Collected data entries
───

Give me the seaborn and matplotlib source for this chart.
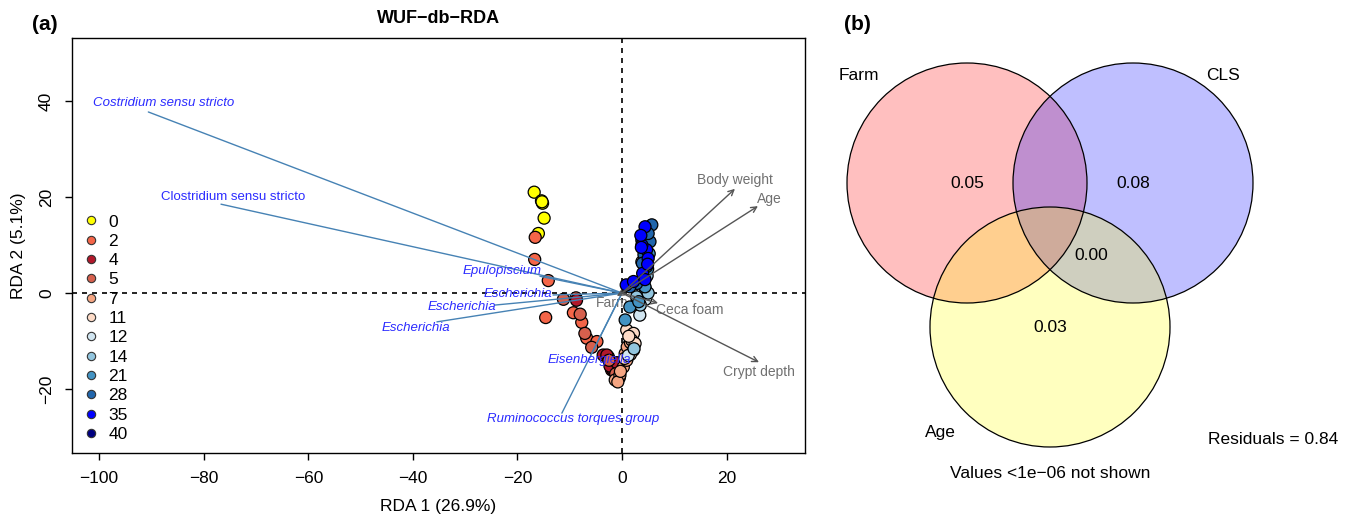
import matplotlib
matplotlib.use("Agg")
from matplotlib import pyplot as plt
from matplotlib.lines import Line2D
from matplotlib.patches import Circle
import pandas as pd
import seaborn as sns

# sample age groups (days) and their colours
ages = [0, 2, 4, 5, 7, 11, 12, 14, 21, 28, 35, 40]
age_colors = ["#FFFF00", "#F46548", "#B2182B", "#D6604D", "#F4A582", "#FDDBC7",
              "#D1E5F0", "#92C5DE", "#4393C3", "#2166AC", "#0000FF", "#000080"]

# site scores (40-day samples first, they sit under the rest)
site_age = ([40] * 1 + [0] * 6 + [2] * 9 + [4] * 8 + [5] * 7 + [7] * 9 + [11] * 9 +
            [12] * 5 + [14] * 6 + [21] * 8 + [28] * 9 + [35] * 11)
site_rda1 = [4.1,
             -16.8, -15.4, -15.2, -14.9, -16.0, -15.3,
             -16.6, -16.7, -14.1, -14.6, -9.3, -7.7, -6.75, -4.8, -8.8,
             -8.7, -3.6, -2.6, -2.0, -2.9, -1.7, -2.3, -1.0,
             -11.2, -8.0, -7.1, -5.8, -1.2, -0.5, -2.5,
             -1.3, -0.4, 0.25, 0.6, 1.0, -0.8, 0.9, 1.6, -0.3,
             0.9, 2.2, 1.85, 2.5, 2.2, 3.8, 1.3, 1.6, 0.5,
             3.4, 4.0, 2.9, 4.5, 1.2,
             2.8, 4.4, 2.3, 5.0, 3.5, 4.8,
             1.5, 0.6, 4.7, 4.1, 4.4, 5.2, 3.2, 4.9,
             5.7, 3.8, 5.35, 4.7, 2.8, 1.5, 4.2, 5.0, 3.9,
             4.4, 4.7, 3.95, 0.8, 2.2, 3.8, 3.6, 5.0, 4.4, 4.9, 3.7]
site_rda2 = [2.4,
             21.0, 19.2, 18.7, 15.6, 12.4, 19.0,
             11.6, 7.0, 2.6, -5.1, -4.1, -6.1, -9.4, -10.1, -1.0,
             -1.5, -12.9, -13.3, -16.0, -12.9, -16.0, -15.2, -14.5,
             -1.3, -4.4, -8.4, -11.3, -16.8, -17.6, -14.0,
             -18.1, -17.1, -15.4, -12.6, -11.2, -18.5, -14.0, -10.3, -16.3,
             -7.7, -8.4, -9.8, -10.5, -11.9, 6.5, -9.0, -12.8, -13.6,
             -4.6, 0.2, -1.6, -1.3, -13.0,
             -0.8, 1.0, -11.6, 0.0, -2.5, 3.6,
             -2.9, -5.6, 6.9, 3.4, 1.3, 8.2, -1.8, 5.0,
             14.2, 11.0, 10.7, 5.5, 2.0, 1.3, 8.0, 12.4, 6.2,
             13.8, 9.0, 4.1, 1.7, 2.4, 10.0, 12.0, 7.2, 2.8, 6.0, 9.5]

# genus (species) scores
sp_names = ["Costridium sensu stricto", "Clostridium sensu stricto", "Epulopiscium",
            "Escherichia", "Escherichia", "Escherichia", "Eisenbergiella",
            "Ruminococcus torques group"]
sp_italic = [True, False, True, True, True, True, True, True]
sp_rda1 = [-90.6, -76.7, -15.7, -13.2, -24.3, -35.4, -6.0, -11.5]
sp_rda2 = [37.7, 18.5, 3.5, -0.4, -2.5, -6.0, -13.0, -25.0]

# environmental vectors
env_names = ["Body weight", "Age", "Crypt depth", "Ceca foam", "Farm"]
env_rda1 = [21.6, 26.0, 26.2, 6.9, -1.0]
env_rda2 = [21.7, 18.1, -14.4, -2.1, -0.6]

# variance partitioning
venn_sets = ["Farm", "CLS", "Age"]
venn_unique = [0.05, 0.08, 0.03]
venn_cls_age = 0.00
residuals = 0.84

sites = pd.DataFrame({"RDA1": site_rda1, "RDA2": site_rda2, "Age": site_age})

sns.set_style("ticks")
plt.rcParams["font.family"] = ["Liberation Sans", "DejaVu Sans"]
plt.rcParams["text.color"] = "black"
plt.rcParams["axes.labelcolor"] = "black"
plt.rcParams["xtick.color"] = "black"
plt.rcParams["ytick.color"] = "black"

W, H = 1354, 519
fig = plt.figure(figsize=(W / 100, H / 100), dpi=100)

# ---------------- (a) db-RDA biplot ----------------
ax = fig.add_axes([72 / W, 66 / H, 733 / W, 415 / H])
ax.axhline(0, color="black", ls=(0, (3, 3)), lw=1.2, zorder=1)
ax.axvline(0, color="black", ls=(0, (3, 3)), lw=1.2, zorder=1)

sns.scatterplot(data=sites, x="RDA1", y="RDA2", hue="Age",
                palette=dict(zip(ages, age_colors)), s=75,
                edgecolor="black", linewidth=0.9, legend=False, ax=ax, zorder=3)

# offsets of species labels from the tips, in points
sp_off = [(11, 6.5), (9, 5), (-27, 4), (-25, 1), (-24, -1.5), (-15, -4.5), (-1, -3), (8, -4)]
for name, it, x, y, off in zip(sp_names, sp_italic, sp_rda1, sp_rda2, sp_off):
    ax.plot([0, x], [0, y], color="#4682B4", lw=1, zorder=4)
    ax.annotate(name, (x, y), xytext=off, textcoords="offset points",
                ha="center", va="center", color="#2B2BFF", fontsize=9.5,
                style="italic" if it else "normal", zorder=5)

env_off = [(0, 6), (8, 5), (0, -7), (23, -5), (-3, -5)]
for name, x, y, off in zip(env_names, env_rda1, env_rda2, env_off):
    ax.annotate("", xy=(x, y), xytext=(0, 0),
                arrowprops=dict(arrowstyle="->", color="#555555", lw=1,
                                shrinkA=0, shrinkB=0, mutation_scale=10),
                zorder=4)
    ax.annotate(name, (x, y), xytext=off, textcoords="offset points",
                ha="center", va="center", color="#707070", fontsize=10, zorder=2)

ax.set_xlim(-105.2, 35)
ax.set_ylim(-33.3, 53.1)
ax.set_xticks([-100, -80, -60, -40, -20, 0, 20])
ax.set_yticks([-20, 0, 20, 40])
for lab in ax.get_yticklabels():
    lab.set_rotation(90)
    lab.set_va("center")
ax.tick_params(direction="out", length=5, width=1, pad=8, labelsize=12.5, colors="black")
for sp in ax.spines.values():
    sp.set_visible(True)
    sp.set_linewidth(1)
    sp.set_color("black")
ax.set_xlabel("RDA 1 (26.9%)", fontsize=12.5, labelpad=9)
ax.set_ylabel("RDA 2 (5.1%)", fontsize=12.5, labelpad=9)
ax.set_title("WUF\u2212db\u2212RDA", fontsize=13, fontweight="bold", pad=11)

handles = [Line2D([], [], marker="o", ls="", markersize=6, markerfacecolor=c,
                  markeredgecolor="#333333", markeredgewidth=0.8) for c in age_colors]
ax.legend(handles, [str(a) for a in ages], loc="upper left",
          bbox_to_anchor=(0.012, 0.575), frameon=False, fontsize=12.5,
          labelspacing=0.24, handletextpad=0.4, handlelength=1.2,
          borderpad=0, borderaxespad=0)

fig.text(45 / W, 1 - 25 / H, "(a)", fontsize=15, fontweight="bold", ha="center", va="center")

# ---------------- (b) Venn diagram ----------------
ax2 = fig.add_axes([830 / W, 0, (W - 830) / W, 1])
ax2.set_xlim(830, W)
ax2.set_ylim(H, 0)
ax2.axis("off")

r = 120
centers = [(967, 183), (1133, 183), (1050, 327)]
fills = [(1, 0, 0, 0.25), (0, 0, 1, 0.25), (1, 1, 0, 0.25)]
for c, fc in zip(centers, fills):
    ax2.add_patch(Circle(c, r, facecolor=fc, edgecolor="none"))
for c in centers:
    ax2.add_patch(Circle(c, r, fill=False, edgecolor="black", lw=0.9))

for (cx, cy), v in zip(centers, venn_unique):
    ax2.text(cx, cy, f"{v:.2f}", ha="center", va="center", fontsize=12.5)
ax2.text(1091, 255, f"{venn_cls_age:.2f}", ha="center", va="center", fontsize=12.5)

for name, pos in zip(venn_sets, [(859, 75), (1223, 75), (940, 432)]):
    ax2.text(pos[0], pos[1], name, ha="center", va="center", fontsize=12.5)
ax2.text(1273, 440, f"Residuals = {residuals:.2f}", ha="center", va="center", fontsize=12.5)
ax2.text(1050, 473, "Values <1e\u221206 not shown", ha="center", va="center", fontsize=12.5)
ax2.text(857, 25, "(b)", ha="center", va="center", fontsize=15, fontweight="bold")

fig.savefig("out.png", dpi=100)
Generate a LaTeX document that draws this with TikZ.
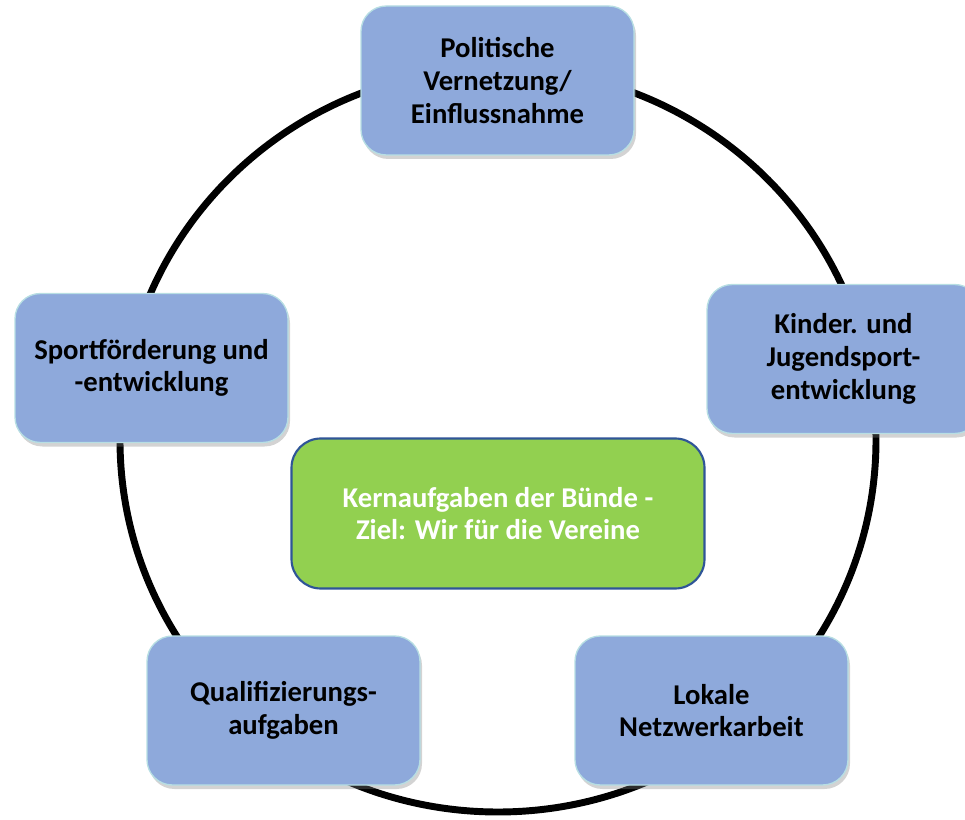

───

→ **Given request**
Give the number of lines in the entries that include the string "this", and nothing more.

→ **Task solution**
2